To this we may add that, when seventeen states and the Congress of the United States have for more than three-quarters of a century required segregation of the races in the public schools, and when this has received the approval of the leading appellate courts of the country including the unanimous approval of the Supreme Court of the United States at a time when that court included Chief Justice Taft and Justices Stone, Holmes and Brandeis, it is a late day to say that such segregation is violative of fundamental constitutional rights. It is hardly reasonable to suppose that legislative bodies over so wide a territory, including the Congress of the United States, and great judges of high courts have knowingly defied the Constitution for so long a period or that they have acted in ignorance of the meaning of its provisions. The constitutional principle is the same now that it has been throughout this period; and if conditions have changed so that segregation is no longer wise, this is a matter for the legislatures and not for the courts. The members of the judiciary have no more right to read their ideas of sociology into the Constitution than their ideas of economics.

It is argued that, because the school facilities furnished Negroes in District No. 22 are inferior to those furnished white persons, we should enjoin segregation rather than direct the equalizing of conditions. In as much as we think that the law requiring segregation is valid, however, and that the inequality suffered by plaintiffs results, not from the law, but from the way it has been administered, we think that our injunction should be directed to removing the inequalities resulting from administration within the framework of the law rather than to nullifying the law itself. As a court of equity, we should exercise our power to assure to plaintiffs the equality of treatment to which they are entitled with due regard to the legislative policy of the state. In directing that the school facilities afforded Negroes within the district be equalized promptly with those afforded white persons, we are giving plaintiffs all the relief that they can reasonably ask and the relief that is ordinarily granted in cases of this sort. See Carter v. County School Board of Arlington County, Virginia, 4 Cir., 182 F.2d 531. The court should not use its power to abolish segregation in a state where it is required by law if the equality demanded by the Constitution can be attained otherwise.

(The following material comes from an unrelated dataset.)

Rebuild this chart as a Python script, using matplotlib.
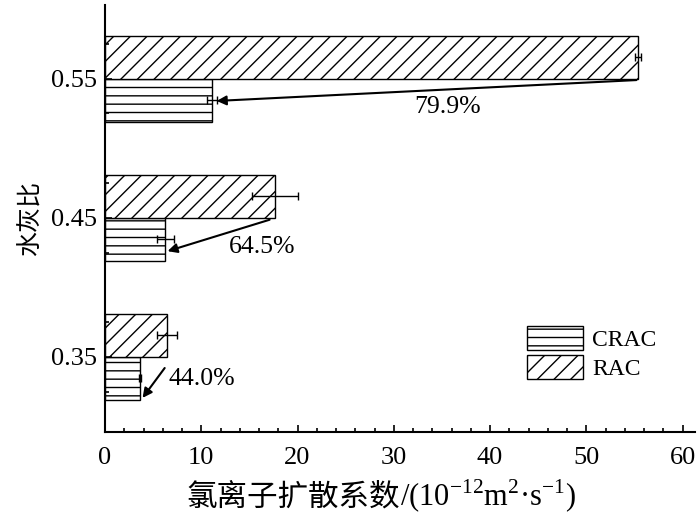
import matplotlib.pyplot as plt
from matplotlib.ticker import MultipleLocator, FixedLocator

plt.rcParams['font.family'] = ['Liberation Serif', 'Noto Sans CJK SC']
plt.rcParams['mathtext.fontset'] = 'custom'
plt.rcParams['mathtext.rm'] = 'Liberation Serif'
plt.rcParams['hatch.linewidth'] = 1.0

# 水灰比
wc = [0.35, 0.45, 0.55]
rac = [6.45, 17.65, 55.4]
rac_err = [1.0, 2.4, 0.3]
crac = [3.62, 6.27, 11.1]
crac_err = [0.1, 0.9, 0.5]
reduce_txt = ['44.0%', '64.5%', '79.9%']

h = 0.031

fig = plt.figure(figsize=(7, 5.17), dpi=100)
ax = fig.add_axes([0.15, 0.1644, 0.843, 0.826])

y_rac = [y + h / 2 for y in wc]
y_crac = [y - h / 2 for y in wc]

ax.barh(y_crac, crac, height=h, color='white', edgecolor='black',
        hatch='--', linewidth=1.0, label='CRAC')
ax.barh(y_rac, rac, height=h, color='white', edgecolor='black',
        hatch='//', linewidth=1.0, label='RAC')
ax.errorbar(crac, y_crac, xerr=crac_err, fmt='none', ecolor='black',
            elinewidth=1.0, capsize=3, capthick=1.0)
ax.errorbar(rac, y_rac, xerr=rac_err, fmt='none', ecolor='black',
            elinewidth=1.0, capsize=3, capthick=1.0)

# 箭头和降低百分比
arrows = [
    ((6.2, 0.342), (3.9, 0.3205), (6.6, 0.334), 'left'),
    ((17.1, 0.4486), (6.5, 0.426), (16.3, 0.429), 'center'),
    ((55.2, 0.549), (11.6, 0.534), (35.6, 0.5295), 'center'),
]
for (start, end, tpos, ha), txt in zip(arrows, reduce_txt):
    ax.annotate('', xy=end, xytext=start,
                arrowprops=dict(arrowstyle='-|>', color='black', lw=1.5,
                                mutation_scale=14, shrinkA=0, shrinkB=0))
    ax.text(tpos[0], tpos[1], txt, fontsize=18.5, ha=ha, va='center')

ax.set_xlim(0, 61.3)
ax.set_ylim(0.296, 0.603)
ax.set_yticks(wc)
ax.set_yticklabels(['0.35', '0.45', '0.55'])
ax.yaxis.set_minor_locator(FixedLocator([0.325, 0.375, 0.425, 0.475, 0.525, 0.575]))
ax.xaxis.set_major_locator(MultipleLocator(10))
ax.xaxis.set_minor_locator(MultipleLocator(2))

ax.spines['top'].set_visible(False)
ax.spines['right'].set_visible(False)
ax.spines['left'].set_linewidth(1.5)
ax.spines['bottom'].set_linewidth(1.5)
ax.tick_params(which='both', direction='in', width=1.2)
ax.tick_params(which='major', length=5)
ax.tick_params(which='minor', length=3)
ax.tick_params(axis='x', labelsize=19, pad=11)
ax.tick_params(axis='y', labelsize=19, pad=6)

# x轴标题: 中文部分 + 单位部分
ax.text(0.5, -0.173, '氯离子扩散系数', transform=ax.transAxes, fontsize=22,
        ha='right', va='baseline')
ax.text(0.5, -0.173, r'/(10$^{-12}$m$^{2}$·s$^{-1}$)', transform=ax.transAxes,
        fontsize=22, ha='left', va='baseline')
ax.set_ylabel('水灰比', fontsize=18, labelpad=6)

ax.legend(loc='lower left', bbox_to_anchor=(0.715, 0.122), frameon=False,
          fontsize=17, handlelength=2.37, handleheight=1.15, labelspacing=0.17,
          handletextpad=0.4, borderpad=0, borderaxespad=0)

plt.savefig('out.png', dpi=100)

This much is demanded by the spirit of comity which must prevail in the relationship between the agencies of the federal government and the states if our constitutional system is to endure.

Decree will be entered finding that the constitutional and statutory provisions requiring segregation in the public schools are not of themselves violative of the Fourteenth Amendment, but that defendants have denied to plaintiffs rights guaranteed by that amendment in failing to furnish for Negroes in School District 22 educational facilities and opportunities equal to those furnished white persons, and injunction will issue directing defendants promptly to furnish Negroes within the district educational facilities and opportunities equal to those furnished white persons and to report to the court within six months as to the action that has been taken by them to effectuate the court's decree.

Injunction to abolish segregation denied.

Injunction to equalize educational facilities granted.